During the promotional circus for the first X-Men movie, director Bryan Singer stated that his approach to the script wasn’t to make the film about a whole group of mutants, but to concentrate on one character – Wolverine – and tell his story. With X-Men 2, he ignores his own advice. And he gets away with it.

This time around, the roll call of graduates and students at Professor Charles Xavier’s School for Gifted Youngsters (a euphemism for mutant superheroes) is expanded massively, while characters who only cameoed last time get promoted to a very crowded centre stage. So, as well as Wolverine’s voyage of self-discovery, we get Magneto’s escape from his plastic prison, Jean Grey trying to cope with telekinetic powers that are growing exponentially, and the introduction of teleporting Teutonic Nightcrawler.
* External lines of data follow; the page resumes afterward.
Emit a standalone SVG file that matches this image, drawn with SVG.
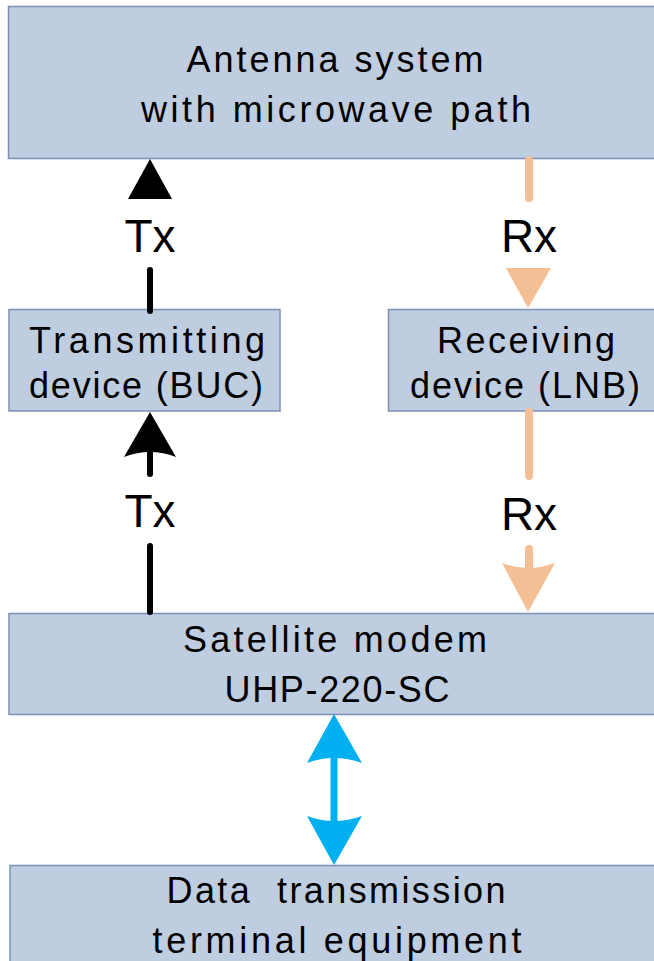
<svg xmlns="http://www.w3.org/2000/svg" width="654" height="961" viewBox="0 0 654 961">
<style>
.box{fill:#bfcde1;stroke:#7b90b4;stroke-width:1.5}
.t{font-family:"Liberation Sans",Arial,sans-serif;font-size:36px;fill:#000;text-anchor:middle}
.lbl{font-family:"Liberation Sans",Arial,sans-serif;font-size:46px;fill:#000;text-anchor:middle}
.tx{stroke:#000;stroke-width:6;stroke-linecap:round;fill:none}
.rx{stroke:#f4bf95;stroke-width:8;stroke-linecap:round;fill:none}
.dt{stroke:#00b0f0;stroke-width:7;fill:none}
</style>
<rect width="654" height="961" fill="#fff"/>
<g id="antenna">
<rect class="box" x="8.5" y="6.5" width="660" height="152"/>
<text class="t" x="335" y="72" textLength="297" lengthAdjust="spacing">Antenna system</text>
<text class="t" x="336" y="122" textLength="390" lengthAdjust="spacing">with microwave path</text>
</g>
<g id="buc">
<rect class="box" x="9" y="309.5" width="271" height="101.5"/>
<text class="t" x="147" y="353" textLength="236" lengthAdjust="spacing">Transmitting</text>
<text class="t" x="146" y="398" textLength="234" lengthAdjust="spacing">device (BUC)</text>
</g>
<g id="lnb">
<rect class="box" x="388.5" y="309.5" width="280" height="101.5"/>
<text class="t" x="526" y="353" textLength="178" lengthAdjust="spacing">Receiving</text>
<text class="t" x="525" y="398" textLength="230" lengthAdjust="spacing">device (LNB)</text>
</g>
<g id="modem">
<rect class="box" x="9" y="613.5" width="660" height="101"/>
<text class="t" x="335" y="652" textLength="304" lengthAdjust="spacing">Satellite modem</text>
<text class="t" x="337" y="702" textLength="225" lengthAdjust="spacing">UHP-220-SC</text>
</g>
<g id="terminal">
<rect class="box" x="10" y="865.5" width="660" height="110"/>
<text class="t" x="336" y="903" textLength="339" lengthAdjust="spacing" xml:space="preserve" style="white-space:pre">Data  transmission</text>
<text class="t" x="337" y="953" textLength="369" lengthAdjust="spacing">terminal equipment</text>
</g>
<g id="connectors">
<line class="tx" x1="150" y1="270" x2="150" y2="311"/>
<polygon points="150,159 172,199 128,199" fill="#000"/>
<text class="lbl" x="150" y="252">Tx</text>
<line class="tx" x1="150" y1="546" x2="150" y2="612"/>
<line class="tx" x1="150" y1="450" x2="150" y2="474"/>
<path d="M150,412 L176,457 Q150,447 124,457 Z" fill="#000"/>
<text class="lbl" x="150" y="527">Tx</text>
<line class="rx" x1="529" y1="160" x2="529" y2="198"/>
<polygon points="506,268 551,268 528,308" fill="#f4bf95"/>
<text class="lbl" x="529" y="252">Rx</text>
<line class="rx" x1="529" y1="412" x2="529" y2="476"/>
<line class="rx" x1="529" y1="549" x2="529" y2="570"/>
<path d="M502,563 Q528,573 555,563 L528,612 Z" fill="#f4bf95"/>
<text class="lbl" x="529" y="530">Rx</text>
<line class="dt" x1="334" y1="755" x2="334" y2="824"/>
<path d="M334,714 L362,763 Q334,753 307,763 Z" fill="#00b0f0"/>
<path d="M334,865 L362,816 Q334,826 307,816 Z" fill="#00b0f0"/>
</g>
</svg>
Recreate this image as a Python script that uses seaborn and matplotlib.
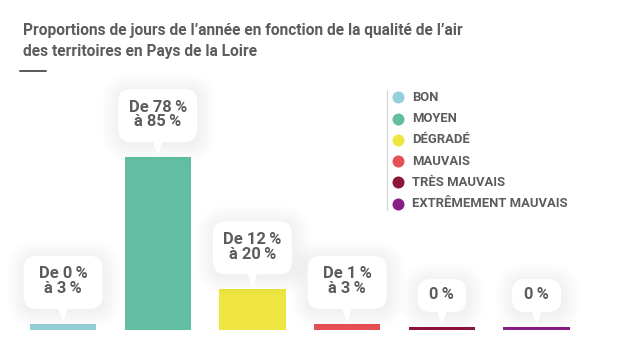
import numpy as np
import pandas as pd
import matplotlib
matplotlib.use("Agg")
import matplotlib.pyplot as plt
import seaborn as sns
from matplotlib.patches import FancyBboxPatch, Polygon
from matplotlib.transforms import IdentityTransform
from matplotlib.lines import Line2D
from matplotlib import font_manager

categories = ["BON", "MOYEN", "DÉGRADÉ", "MAUVAIS", "TRÈS MAUVAIS", "EXTRÊMEMENT MAUVAIS"]
bar_values = [3, 85, 20, 3, 0, 0]
labels = ["De 0\u2009%\nà 3\u2009%", "De 78\u2009%\nà 85\u2009%", "De 12\u2009%\nà 20\u2009%",
          "De 1\u2009%\nà 3\u2009%", "0\u2009%", "0\u2009%"]
colors = ["#93d0da", "#62bea3", "#efe540", "#e55155", "#8c1538", "#891d86"]
title_lines = ["Proportions de jours de l’année en fonction de la qualité de l’air",
               "des territoires en Pays de la Loire"]

sns.set_style("white")
names = {f.name for f in font_manager.fontManager.ttflist}
narrow = "Liberation Sans Narrow" if "Liberation Sans Narrow" in names else "Roboto"
plt.rcParams["font.family"] = ["Roboto", "DejaVu Sans"]

W, H = 620, 346
fig = plt.figure(figsize=(W / 72, H / 72), dpi=72)
fig.patch.set_facecolor("white")
ax = fig.add_axes([15.7 / W, 16 / H, (583.9 - 15.7) / W, 173 / H])

df = pd.DataFrame({"cat": categories, "val": np.maximum(bar_values, 1.45)})
sns.barplot(data=df, x="cat", y="val", hue="cat", palette=colors, width=0.7,
            saturation=1, linewidth=0, legend=False, ax=ax)
ax.set_xlim(-0.5, 5.5)
ax.set_ylim(0, 85)
ax.axis("off")

txt_col = "#5c5c5c"

# callouts
fig.canvas.draw()
ident = IdentityTransform()
for i, (v, lab) in enumerate(zip(df["val"], labels)):
    px, py = ax.transData.transform((i, v))
    two = "\n" in lab
    bw, bh = (79, 53) if two else (49, 33)
    gap = 15
    bx0, by0 = px - bw / 2, py + gap
    # soft shadow
    for k in range(14):
        pad = 1 + k * 1.3
        sh = FancyBboxPatch((bx0 - pad + 1, by0 - pad - 2), bw + 2 * pad, bh + 2 * pad,
                            boxstyle=f"round,pad=0,rounding_size={13 + pad}",
                            fc="black", ec="none", alpha=0.0055, transform=ident, zorder=5)
        fig.add_artist(sh)
    box = FancyBboxPatch((bx0, by0), bw, bh, boxstyle="round,pad=0,rounding_size=13",
                         fc="white", ec="none", transform=ident, zorder=6)
    fig.add_artist(box)
    tri = Polygon([(px - 5, by0 + 1), (px + 5, by0 + 1), (px, py + 1)], closed=True,
                  fc="white", ec="none", transform=ident, zorder=6)
    fig.add_artist(tri)
    fig.text((px) / W, (by0 + bh / 2 + 1) / H, lab, ha="center", va="center",
             multialignment="center", fontsize=16.5, fontweight="bold", color=txt_col,
             linespacing=1.0, zorder=7)

# title
fig.text(23 / W, 1 - 35 / H, title_lines[0], ha="left", va="baseline",
         fontsize=15.5, fontweight="bold", color=txt_col, family=[narrow, "DejaVu Sans"])
fig.text(23 / W, 1 - 56 / H, title_lines[1], ha="left", va="baseline",
         fontsize=15.5, fontweight="bold", color=txt_col, family=[narrow, "DejaVu Sans"])
fig.add_artist(Line2D([20 / W, 46 / W], [1 - 71 / H, 1 - 71 / H], color="#5c5c5c", lw=2))

# legend
fig.add_artist(Line2D([387 / W, 387 / W], [1 - 90 / H, 1 - 210 / H], color="#d5d5d5", lw=1.2))
for j, (c, name) in enumerate(zip(colors, categories)):
    yy = 1 - (97.5 + j * 21.2) / H
    fig.add_artist(Line2D([398 / W], [yy], marker="o", markersize=12, color=c, mec="none"))
    fig.text(412 / W, yy, name, ha="left", va="center", fontsize=13, fontweight="bold",
             color=txt_col, family=[narrow, "DejaVu Sans"])

fig.savefig("out.png", dpi=72, facecolor="white")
There’s also the defection of Pyro to Magneto’s Brotherhood of Evil Mutants, Iceman coming out as a mutant to his parents, and General William Stryker – the guy in charge of the project that created Wolverine and other enhanced mutant hybrids such as Lady Deathstrike – with his plans to wipe out mutantkind. Any one of these strands would provide M Night Shyamalan with enough material to create an entire trilogy.
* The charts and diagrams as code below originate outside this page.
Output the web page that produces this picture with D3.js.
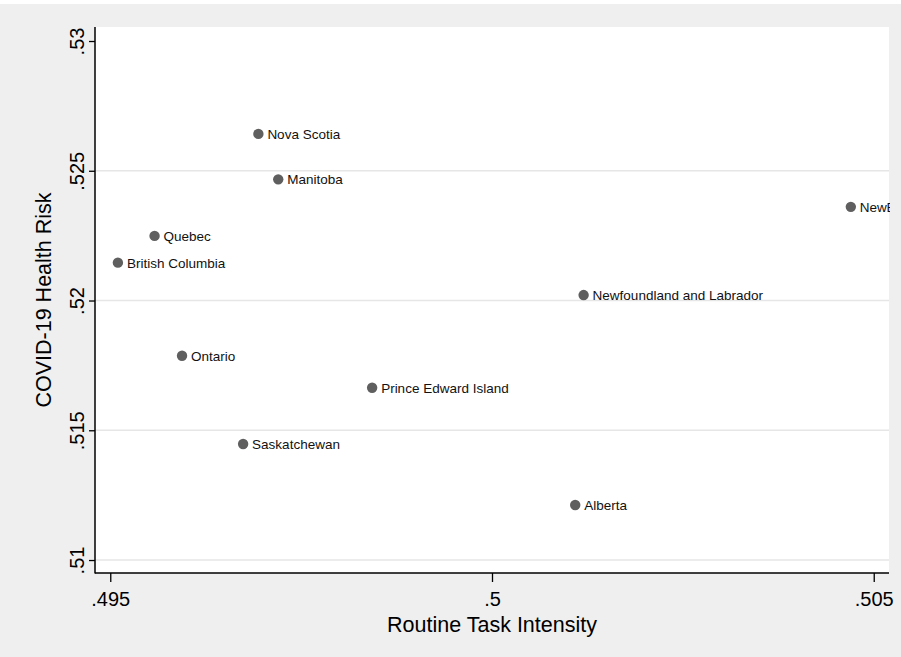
<!DOCTYPE html>
<html><head><meta charset="utf-8">
<script src="https://cdn.jsdelivr.net/npm/d3@7"></script>
<style>body{margin:0;background:#fff}svg{display:block}text{font-family:"Liberation Sans",Arial,Helvetica,sans-serif}</style>
</head><body><div id="chart"></div>
<script>
const provinces = ["Nova Scotia","Manitoba","New Brunswick","Quebec","British Columbia","Newfoundland and Labrador","Ontario","Prince Edward Island","Saskatchewan","Alberta"];
const routineTask = [0.49694,0.49720,0.50470,0.49558,0.49510,0.50120,0.49594,0.49843,0.49674,0.50109];
const healthRisk = [0.52642,0.52467,0.52361,0.52249,0.52146,0.52021,0.51787,0.51664,0.51447,0.51212];
const xTicks = [0.495,0.5,0.505];
const xTickLabels = [".495",".5",".505"];
const yTicks = [0.51,0.515,0.52,0.525,0.53];
const yTickLabels = [".51",".515",".52",".525",".53"];
const yGrid = [0.51,0.515,0.52,0.525];

const W=901,H=657;
const L=95,R=889,T=27,B=573;
const svg=d3.select("#chart").append("svg").attr("width",W).attr("height",H);
svg.append("rect").attr("width",W).attr("height",H).attr("fill","#fff");
svg.append("rect").attr("x",0).attr("y",4).attr("width",W).attr("height",H-4).attr("fill","#efefef");
svg.append("rect").attr("x",L).attr("y",T).attr("width",R-L).attr("height",B-T).attr("fill","#fff");

const x=d3.scaleLinear().domain([0.4948,0.5052]).range([L,R]);
const y=d3.scaleLinear().domain([0.5095,0.53054]).range([B,T]);

// gridlines
svg.append("g").selectAll("line").data(yGrid).join("line")
  .attr("x1",L).attr("x2",R).attr("y1",d=>y(d)).attr("y2",d=>y(d))
  .attr("stroke","#e6e6e6").attr("stroke-width",1.5);

// axes
const yAxis=svg.append("g").attr("transform",`translate(${L},0)`)
  .call(d3.axisLeft(y).tickValues(yTicks).tickFormat((d,i)=>yTickLabels[i]).tickSize(6).tickSizeOuter(0));
yAxis.select(".domain").remove();
yAxis.selectAll(".tick line").attr("stroke","#000").attr("stroke-width",1.3);
yAxis.selectAll(".tick text").attr("font-size",20).attr("fill","#000")
  .attr("text-anchor","middle").attr("dy",null).attr("x",null)
  .attr("transform","translate(-11,0) rotate(-90)");

const xAxis=svg.append("g").attr("transform",`translate(0,${B})`)
  .call(d3.axisBottom(x).tickValues(xTicks).tickFormat((d,i)=>xTickLabels[i]).tickSize(9).tickSizeOuter(0));
xAxis.select(".domain").remove();
xAxis.selectAll(".tick line").attr("stroke","#000").attr("stroke-width",1.3);
xAxis.selectAll(".tick text").attr("font-size",20).attr("fill","#000").attr("dy",null).attr("y",33);

svg.append("line").attr("x1",L).attr("x2",L).attr("y1",T).attr("y2",B+0.5).attr("stroke","#000").attr("stroke-width",1.5);
svg.append("line").attr("x1",L).attr("x2",R).attr("y1",B).attr("y2",B).attr("stroke","#000").attr("stroke-width",1.5);

// clip
svg.append("clipPath").attr("id","plotclip").append("rect").attr("x",L).attr("y",T).attr("width",R-L+1).attr("height",B-T);
const pts=svg.append("g").attr("clip-path","url(#plotclip)");
const data=provinces.map((p,i)=>({p,x:routineTask[i],y:healthRisk[i]}));
pts.selectAll("circle").data(data).join("circle")
  .attr("cx",d=>x(d.x)).attr("cy",d=>y(d.y)).attr("r",5.2).attr("fill","#5f5f5f");
pts.selectAll("text").data(data).join("text")
  .attr("x",d=>x(d.x)+9).attr("y",d=>y(d.y)+5).attr("font-size",13.5).attr("fill","#111")
  .attr("word-spacing",d=>x(d.x)>R-60?-4:0).text(d=>d.p);

// titles
svg.append("text").attr("x",(x(0.495)+x(0.505))/2).attr("y",632).attr("text-anchor","middle")
  .attr("font-size",21.5).attr("fill","#000").text("Routine Task Intensity");
svg.append("text").attr("transform","translate(51,300) rotate(-90)").attr("text-anchor","middle")
  .attr("font-size",21.5).attr("fill","#000").text("COVID-19 Health Risk");
</script></body></html>
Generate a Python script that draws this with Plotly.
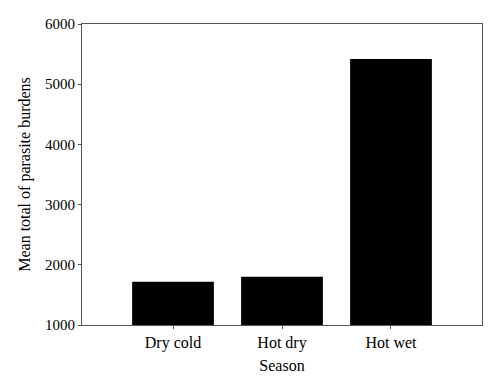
import plotly.graph_objects as go

categories = ["Dry cold", "Hot dry", "Hot wet"]
values = [1720, 1800, 5420]

fig = go.Figure(go.Bar(
    x=categories, y=values, base=0,
    marker=dict(color="black", line=dict(width=0)),
    width=0.75,
))

fam = "Liberation Serif, Times New Roman, serif"
tick_font = dict(family=fam, size=15, color="black")
cat_font = dict(family=fam, size=16, color="black")
title_font = dict(family=fam, size=16, color="black")
axis_common = dict(
    showline=True, linecolor="#555555", linewidth=1.2, mirror=True,
    ticks="outside", tickcolor="#555555", ticklen=3, showgrid=False, zeroline=False,
)
# page body has an 8px margin; compensate so the plot area sits at x 82-482, y 24-325
fig.update_layout(
    width=500, height=388,
    margin=dict(l=74, r=26, t=16, b=71, autoexpand=False),
    paper_bgcolor="white", plot_bgcolor="white",
    showlegend=False,
    font=tick_font,
    xaxis=dict(range=[-0.835, 2.835], tickfont=cat_font,
               title=dict(text="Season", font=title_font, standoff=8), **axis_common),
    yaxis=dict(range=[1000, 6000], tickvals=[1000, 2000, 3000, 4000, 5000, 6000], tickfont=tick_font,
               title=dict(text="Mean total of parasite burdens", font=title_font, standoff=10), **axis_common),
)
fig.write_html("out.html")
It’s amazing, then, that X2 isn’t a confused mess. On the contrary, it’s amazingly focused. The characters are fleshed out in deft, economic strokes, while the plots intertwine effortlessly. It’s witty, sharp, action-packed, touching, and visually stunning; every scene – heck, every frame – demands your attention.

It is a shame, though, that the movie opens with its best sequence – Nightcrawler’s audacious attack on the President in the White House is a breathtaking combination of fight choreography, stunts and effects. While later action setpieces (particularly Magneto’s extraordinary escape from his plastic prison) are still impressive, nothing else matches the sheer comic book energy that explodes from X2’s curtain-raiser. And the overwrought plotting does claim casualties: Professor X, Cyclops and Storm, despite ample screen time, don’t progress as characters.

You’re more than ready to forgive the movie such lapses, though, because there’s so much to enjoy. And if you’re a comics fan (the litmus test being quite how excited you get by that shape under the water in the final shot), with the power of your freeze frame button you can now have even more fun playing spot the references, and trying to work out which X-Men the kids at the school are going to grow up to be.